** Start of INFORMATION SHOWN **

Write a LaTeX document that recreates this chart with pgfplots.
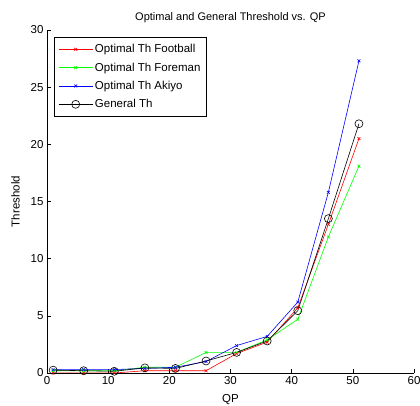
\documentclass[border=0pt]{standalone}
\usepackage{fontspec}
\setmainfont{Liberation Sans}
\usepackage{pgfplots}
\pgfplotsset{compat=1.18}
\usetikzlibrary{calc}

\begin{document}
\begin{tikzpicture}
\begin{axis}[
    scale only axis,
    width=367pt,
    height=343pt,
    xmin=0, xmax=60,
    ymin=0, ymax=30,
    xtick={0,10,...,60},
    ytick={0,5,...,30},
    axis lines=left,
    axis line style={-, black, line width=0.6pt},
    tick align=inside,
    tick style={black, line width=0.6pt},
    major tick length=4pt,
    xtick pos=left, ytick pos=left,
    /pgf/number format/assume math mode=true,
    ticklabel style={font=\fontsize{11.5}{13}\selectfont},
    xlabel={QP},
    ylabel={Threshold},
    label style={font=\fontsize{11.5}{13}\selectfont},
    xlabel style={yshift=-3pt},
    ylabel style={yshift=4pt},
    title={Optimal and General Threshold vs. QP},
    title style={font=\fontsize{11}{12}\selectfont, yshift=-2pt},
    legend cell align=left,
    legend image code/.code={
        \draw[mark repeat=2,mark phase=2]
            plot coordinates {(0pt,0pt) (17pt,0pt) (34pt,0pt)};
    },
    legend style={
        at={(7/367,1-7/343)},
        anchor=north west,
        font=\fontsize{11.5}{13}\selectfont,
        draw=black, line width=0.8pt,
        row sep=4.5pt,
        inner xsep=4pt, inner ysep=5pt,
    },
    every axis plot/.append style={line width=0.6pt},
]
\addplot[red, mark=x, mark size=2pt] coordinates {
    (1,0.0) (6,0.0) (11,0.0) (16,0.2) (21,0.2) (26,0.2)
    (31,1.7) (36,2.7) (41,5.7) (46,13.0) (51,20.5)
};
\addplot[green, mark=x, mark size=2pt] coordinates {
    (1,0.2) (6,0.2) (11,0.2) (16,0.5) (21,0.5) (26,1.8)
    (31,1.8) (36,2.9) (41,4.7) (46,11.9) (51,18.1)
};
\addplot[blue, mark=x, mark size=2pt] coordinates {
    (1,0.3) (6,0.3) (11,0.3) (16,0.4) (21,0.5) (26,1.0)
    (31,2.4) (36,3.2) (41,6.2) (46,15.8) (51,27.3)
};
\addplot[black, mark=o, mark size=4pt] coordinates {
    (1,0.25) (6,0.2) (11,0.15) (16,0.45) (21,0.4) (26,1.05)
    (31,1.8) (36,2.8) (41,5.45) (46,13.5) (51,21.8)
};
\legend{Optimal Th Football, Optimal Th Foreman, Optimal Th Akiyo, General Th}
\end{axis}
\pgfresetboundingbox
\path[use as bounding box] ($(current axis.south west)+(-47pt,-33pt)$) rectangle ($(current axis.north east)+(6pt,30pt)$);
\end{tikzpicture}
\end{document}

** End of INFORMATION SHOWN **

DIRECTIONS FOR THIS TASK: Strip out the pictures and quote the remaining data word for word.

FINAL RESULT:
Write a LaTeX document that recreates this chart with pgfplots.
\documentclass[border=0pt]{standalone}
\usepackage{fontspec}
\setmainfont{Liberation Sans}
\usepackage{pgfplots}
\pgfplotsset{compat=1.18}
\usetikzlibrary{calc}

\begin{document}
\begin{tikzpicture}
\begin{axis}[
    scale only axis,
    width=367pt,
    height=343pt,
    xmin=0, xmax=60,
    ymin=0, ymax=30,
    xtick={0,10,...,60},
    ytick={0,5,...,30},
    axis lines=left,
    axis line style={-, black, line width=0.6pt},
    tick align=inside,
    tick style={black, line width=0.6pt},
    major tick length=4pt,
    xtick pos=left, ytick pos=left,
    /pgf/number format/assume math mode=true,
    ticklabel style={font=\fontsize{11.5}{13}\selectfont},
    xlabel={QP},
    ylabel={Threshold},
    label style={font=\fontsize{11.5}{13}\selectfont},
    xlabel style={yshift=-3pt},
    ylabel style={yshift=4pt},
    title={Optimal and General Threshold vs. QP},
    title style={font=\fontsize{11}{12}\selectfont, yshift=-2pt},
    legend cell align=left,
    legend image code/.code={
        \draw[mark repeat=2,mark phase=2]
            plot coordinates {(0pt,0pt) (17pt,0pt) (34pt,0pt)};
    },
    legend style={
        at={(7/367,1-7/343)},
        anchor=north west,
        font=\fontsize{11.5}{13}\selectfont,
        draw=black, line width=0.8pt,
        row sep=4.5pt,
        inner xsep=4pt, inner ysep=5pt,
    },
    every axis plot/.append style={line width=0.6pt},
]
\addplot[red, mark=x, mark size=2pt] coordinates {
    (1,0.0) (6,0.0) (11,0.0) (16,0.2) (21,0.2) (26,0.2)
    (31,1.7) (36,2.7) (41,5.7) (46,13.0) (51,20.5)
};
\addplot[green, mark=x, mark size=2pt] coordinates {
    (1,0.2) (6,0.2) (11,0.2) (16,0.5) (21,0.5) (26,1.8)
    (31,1.8) (36,2.9) (41,4.7) (46,11.9) (51,18.1)
};
\addplot[blue, mark=x, mark size=2pt] coordinates {
    (1,0.3) (6,0.3) (11,0.3) (16,0.4) (21,0.5) (26,1.0)
    (31,2.4) (36,3.2) (41,6.2) (46,15.8) (51,27.3)
};
\addplot[black, mark=o, mark size=4pt] coordinates {
    (1,0.25) (6,0.2) (11,0.15) (16,0.45) (21,0.4) (26,1.05)
    (31,1.8) (36,2.8) (41,5.45) (46,13.5) (51,21.8)
};
\legend{Optimal Th Football, Optimal Th Foreman, Optimal Th Akiyo, General Th}
\end{axis}
\pgfresetboundingbox
\path[use as bounding box] ($(current axis.south west)+(-47pt,-33pt)$) rectangle ($(current axis.north east)+(6pt,30pt)$);
\end{tikzpicture}
\end{document}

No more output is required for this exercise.